-- Start MATERIAL SUPPLIED --

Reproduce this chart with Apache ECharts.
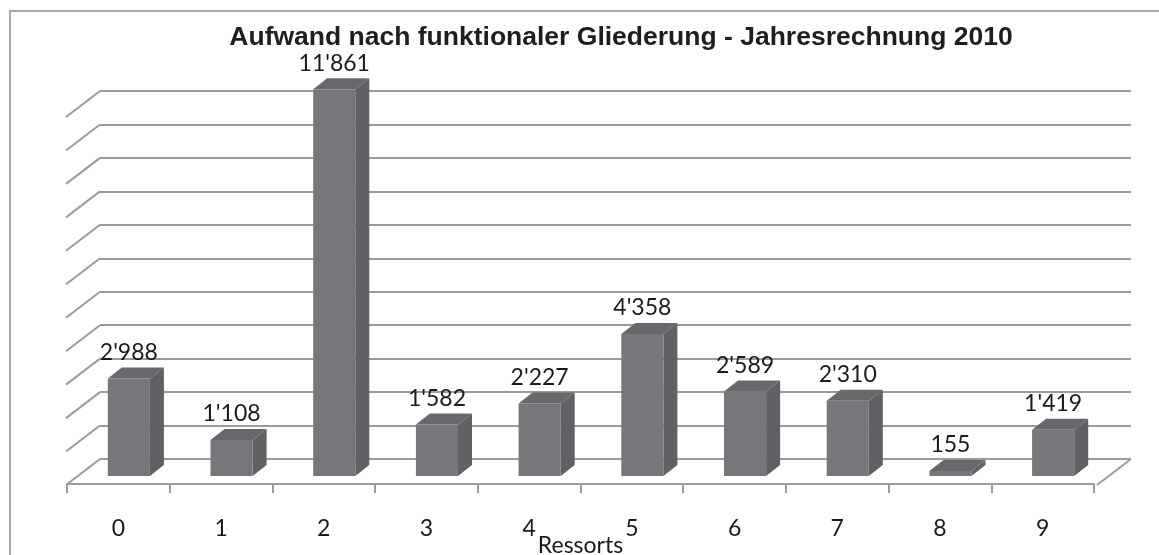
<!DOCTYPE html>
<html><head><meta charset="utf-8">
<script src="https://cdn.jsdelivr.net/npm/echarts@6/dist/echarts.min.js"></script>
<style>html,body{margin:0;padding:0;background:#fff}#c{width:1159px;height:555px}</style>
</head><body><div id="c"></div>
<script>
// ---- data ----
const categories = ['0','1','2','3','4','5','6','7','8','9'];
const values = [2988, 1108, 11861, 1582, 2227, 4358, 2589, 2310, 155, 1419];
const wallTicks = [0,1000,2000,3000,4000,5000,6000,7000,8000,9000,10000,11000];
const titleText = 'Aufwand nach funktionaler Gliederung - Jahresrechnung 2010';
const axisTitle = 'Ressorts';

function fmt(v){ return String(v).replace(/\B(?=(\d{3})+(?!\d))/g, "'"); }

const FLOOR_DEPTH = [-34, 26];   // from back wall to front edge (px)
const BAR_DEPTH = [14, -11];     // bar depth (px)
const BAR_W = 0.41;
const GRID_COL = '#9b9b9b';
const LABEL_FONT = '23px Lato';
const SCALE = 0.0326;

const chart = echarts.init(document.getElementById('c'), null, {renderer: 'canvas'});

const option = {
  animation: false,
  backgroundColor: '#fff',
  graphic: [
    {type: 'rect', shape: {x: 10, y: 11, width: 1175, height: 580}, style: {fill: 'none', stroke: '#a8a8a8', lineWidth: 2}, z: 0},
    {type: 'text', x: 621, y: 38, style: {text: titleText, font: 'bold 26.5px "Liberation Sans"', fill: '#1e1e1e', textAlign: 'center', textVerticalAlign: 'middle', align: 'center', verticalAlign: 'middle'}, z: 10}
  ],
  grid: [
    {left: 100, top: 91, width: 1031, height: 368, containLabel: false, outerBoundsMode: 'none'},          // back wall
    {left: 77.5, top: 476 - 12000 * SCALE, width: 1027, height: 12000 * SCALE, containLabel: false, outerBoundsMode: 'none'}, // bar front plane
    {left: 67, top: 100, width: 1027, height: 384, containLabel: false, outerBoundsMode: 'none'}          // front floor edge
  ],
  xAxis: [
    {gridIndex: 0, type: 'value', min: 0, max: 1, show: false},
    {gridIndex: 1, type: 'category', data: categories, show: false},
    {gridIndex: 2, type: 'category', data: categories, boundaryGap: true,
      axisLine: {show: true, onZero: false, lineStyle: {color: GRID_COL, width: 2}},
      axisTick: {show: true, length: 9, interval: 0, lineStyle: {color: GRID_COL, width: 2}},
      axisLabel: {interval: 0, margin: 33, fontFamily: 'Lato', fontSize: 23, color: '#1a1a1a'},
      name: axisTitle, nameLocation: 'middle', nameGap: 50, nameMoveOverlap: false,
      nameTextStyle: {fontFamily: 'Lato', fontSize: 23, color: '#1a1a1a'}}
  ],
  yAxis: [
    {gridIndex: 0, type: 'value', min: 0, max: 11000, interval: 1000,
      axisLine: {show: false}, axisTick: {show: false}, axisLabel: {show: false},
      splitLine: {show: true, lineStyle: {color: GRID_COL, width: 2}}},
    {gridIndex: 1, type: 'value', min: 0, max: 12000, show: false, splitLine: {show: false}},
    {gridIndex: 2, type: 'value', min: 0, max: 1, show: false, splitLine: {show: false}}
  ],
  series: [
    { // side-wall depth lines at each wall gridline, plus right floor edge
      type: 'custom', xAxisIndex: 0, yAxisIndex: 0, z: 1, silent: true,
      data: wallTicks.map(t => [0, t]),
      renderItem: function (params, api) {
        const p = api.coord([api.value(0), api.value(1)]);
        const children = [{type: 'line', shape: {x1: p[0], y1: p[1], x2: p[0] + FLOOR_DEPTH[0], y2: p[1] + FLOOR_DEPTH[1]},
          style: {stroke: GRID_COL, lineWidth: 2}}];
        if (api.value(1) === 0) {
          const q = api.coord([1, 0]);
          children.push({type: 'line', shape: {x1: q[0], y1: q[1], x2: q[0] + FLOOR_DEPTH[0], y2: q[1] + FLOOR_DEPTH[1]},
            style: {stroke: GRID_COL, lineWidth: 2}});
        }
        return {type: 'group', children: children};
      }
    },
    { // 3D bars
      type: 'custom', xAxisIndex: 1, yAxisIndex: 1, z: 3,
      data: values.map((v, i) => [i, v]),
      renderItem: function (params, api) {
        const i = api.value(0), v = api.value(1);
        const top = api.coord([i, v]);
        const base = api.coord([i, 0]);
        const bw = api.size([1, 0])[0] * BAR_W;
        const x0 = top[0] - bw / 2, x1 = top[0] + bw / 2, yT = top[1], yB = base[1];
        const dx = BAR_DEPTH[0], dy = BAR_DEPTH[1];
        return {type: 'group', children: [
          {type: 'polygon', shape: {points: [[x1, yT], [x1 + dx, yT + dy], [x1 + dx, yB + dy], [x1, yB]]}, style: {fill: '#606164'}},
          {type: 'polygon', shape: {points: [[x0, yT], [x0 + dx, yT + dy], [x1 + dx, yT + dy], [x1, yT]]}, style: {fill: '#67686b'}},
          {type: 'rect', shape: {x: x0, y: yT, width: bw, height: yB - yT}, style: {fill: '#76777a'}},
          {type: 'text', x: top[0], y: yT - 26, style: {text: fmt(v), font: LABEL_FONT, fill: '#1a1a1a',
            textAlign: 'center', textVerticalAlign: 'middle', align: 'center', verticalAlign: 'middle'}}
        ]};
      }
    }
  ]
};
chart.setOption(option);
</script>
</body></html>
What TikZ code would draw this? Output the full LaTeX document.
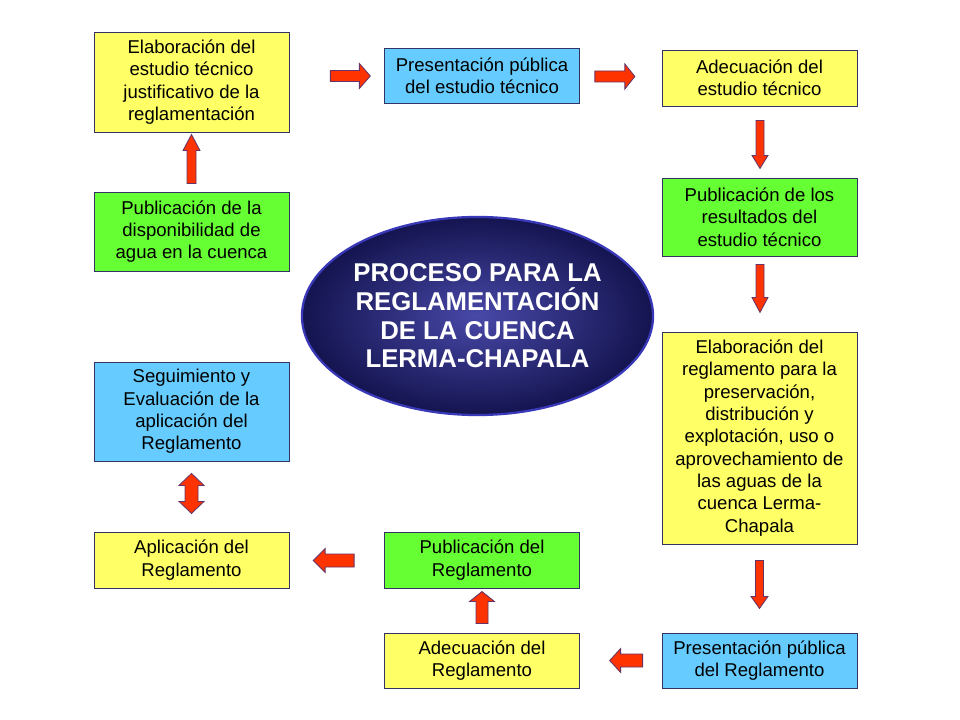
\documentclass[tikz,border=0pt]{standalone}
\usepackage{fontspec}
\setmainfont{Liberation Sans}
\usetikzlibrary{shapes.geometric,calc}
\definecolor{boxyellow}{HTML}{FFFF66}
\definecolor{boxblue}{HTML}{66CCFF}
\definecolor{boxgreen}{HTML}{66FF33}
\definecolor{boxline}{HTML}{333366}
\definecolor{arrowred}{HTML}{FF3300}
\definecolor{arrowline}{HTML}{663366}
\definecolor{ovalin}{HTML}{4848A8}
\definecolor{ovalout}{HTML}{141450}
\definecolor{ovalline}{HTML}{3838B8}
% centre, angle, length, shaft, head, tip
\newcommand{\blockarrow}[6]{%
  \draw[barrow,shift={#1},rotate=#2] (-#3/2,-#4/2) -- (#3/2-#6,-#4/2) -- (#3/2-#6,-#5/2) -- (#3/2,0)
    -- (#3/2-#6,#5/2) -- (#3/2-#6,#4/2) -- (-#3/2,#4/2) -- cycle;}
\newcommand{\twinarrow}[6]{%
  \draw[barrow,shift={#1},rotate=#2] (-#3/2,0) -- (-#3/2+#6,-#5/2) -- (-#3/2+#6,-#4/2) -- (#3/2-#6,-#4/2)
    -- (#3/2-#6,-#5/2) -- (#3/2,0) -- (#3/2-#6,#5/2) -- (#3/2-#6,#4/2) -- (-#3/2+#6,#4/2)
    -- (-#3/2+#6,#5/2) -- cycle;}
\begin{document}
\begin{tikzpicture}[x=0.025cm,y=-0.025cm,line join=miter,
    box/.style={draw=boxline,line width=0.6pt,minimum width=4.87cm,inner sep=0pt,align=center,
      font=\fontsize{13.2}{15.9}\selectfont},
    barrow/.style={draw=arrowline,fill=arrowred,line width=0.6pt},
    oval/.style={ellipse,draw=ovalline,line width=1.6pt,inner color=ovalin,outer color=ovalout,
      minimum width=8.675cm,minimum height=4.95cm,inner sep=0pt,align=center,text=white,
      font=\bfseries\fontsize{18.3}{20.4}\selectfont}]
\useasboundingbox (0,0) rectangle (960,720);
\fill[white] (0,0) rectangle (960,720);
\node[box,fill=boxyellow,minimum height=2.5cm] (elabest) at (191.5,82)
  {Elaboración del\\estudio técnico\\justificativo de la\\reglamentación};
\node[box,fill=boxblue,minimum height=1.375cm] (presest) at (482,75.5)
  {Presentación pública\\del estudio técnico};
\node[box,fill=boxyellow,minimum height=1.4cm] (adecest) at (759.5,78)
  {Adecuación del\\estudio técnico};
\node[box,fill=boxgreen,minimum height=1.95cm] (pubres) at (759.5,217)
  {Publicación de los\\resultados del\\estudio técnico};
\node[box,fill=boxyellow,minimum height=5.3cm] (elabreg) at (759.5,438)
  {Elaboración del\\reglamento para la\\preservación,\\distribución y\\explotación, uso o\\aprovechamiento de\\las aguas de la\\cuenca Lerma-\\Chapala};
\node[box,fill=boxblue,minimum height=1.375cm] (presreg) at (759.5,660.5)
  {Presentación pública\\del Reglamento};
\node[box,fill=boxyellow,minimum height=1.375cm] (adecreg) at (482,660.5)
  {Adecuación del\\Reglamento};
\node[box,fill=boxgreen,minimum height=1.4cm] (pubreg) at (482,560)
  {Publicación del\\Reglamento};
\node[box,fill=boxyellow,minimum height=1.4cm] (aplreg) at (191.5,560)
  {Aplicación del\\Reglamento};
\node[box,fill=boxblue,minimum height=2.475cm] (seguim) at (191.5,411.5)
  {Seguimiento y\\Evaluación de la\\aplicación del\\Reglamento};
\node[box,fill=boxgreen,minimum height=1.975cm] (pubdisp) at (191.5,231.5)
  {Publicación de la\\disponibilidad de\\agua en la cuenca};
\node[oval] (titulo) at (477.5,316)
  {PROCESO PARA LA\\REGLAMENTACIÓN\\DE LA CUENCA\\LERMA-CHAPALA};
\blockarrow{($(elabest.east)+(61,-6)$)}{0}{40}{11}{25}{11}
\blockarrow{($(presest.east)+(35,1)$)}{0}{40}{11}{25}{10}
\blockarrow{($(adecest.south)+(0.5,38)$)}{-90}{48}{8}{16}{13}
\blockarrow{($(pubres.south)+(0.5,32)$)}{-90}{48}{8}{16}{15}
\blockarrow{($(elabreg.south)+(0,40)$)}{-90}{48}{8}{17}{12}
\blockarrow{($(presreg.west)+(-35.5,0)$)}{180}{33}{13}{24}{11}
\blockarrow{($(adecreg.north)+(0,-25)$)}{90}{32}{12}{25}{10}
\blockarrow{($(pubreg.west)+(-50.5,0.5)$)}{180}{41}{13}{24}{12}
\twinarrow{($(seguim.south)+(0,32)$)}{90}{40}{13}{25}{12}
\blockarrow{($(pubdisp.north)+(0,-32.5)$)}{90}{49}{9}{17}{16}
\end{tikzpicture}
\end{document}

-- End MATERIAL SUPPLIED --

Identify each line in the records above containing the word "this"; copy those lines.

Reproduce this chart with Apache ECharts.
What TikZ code would draw this? Output the full LaTeX document.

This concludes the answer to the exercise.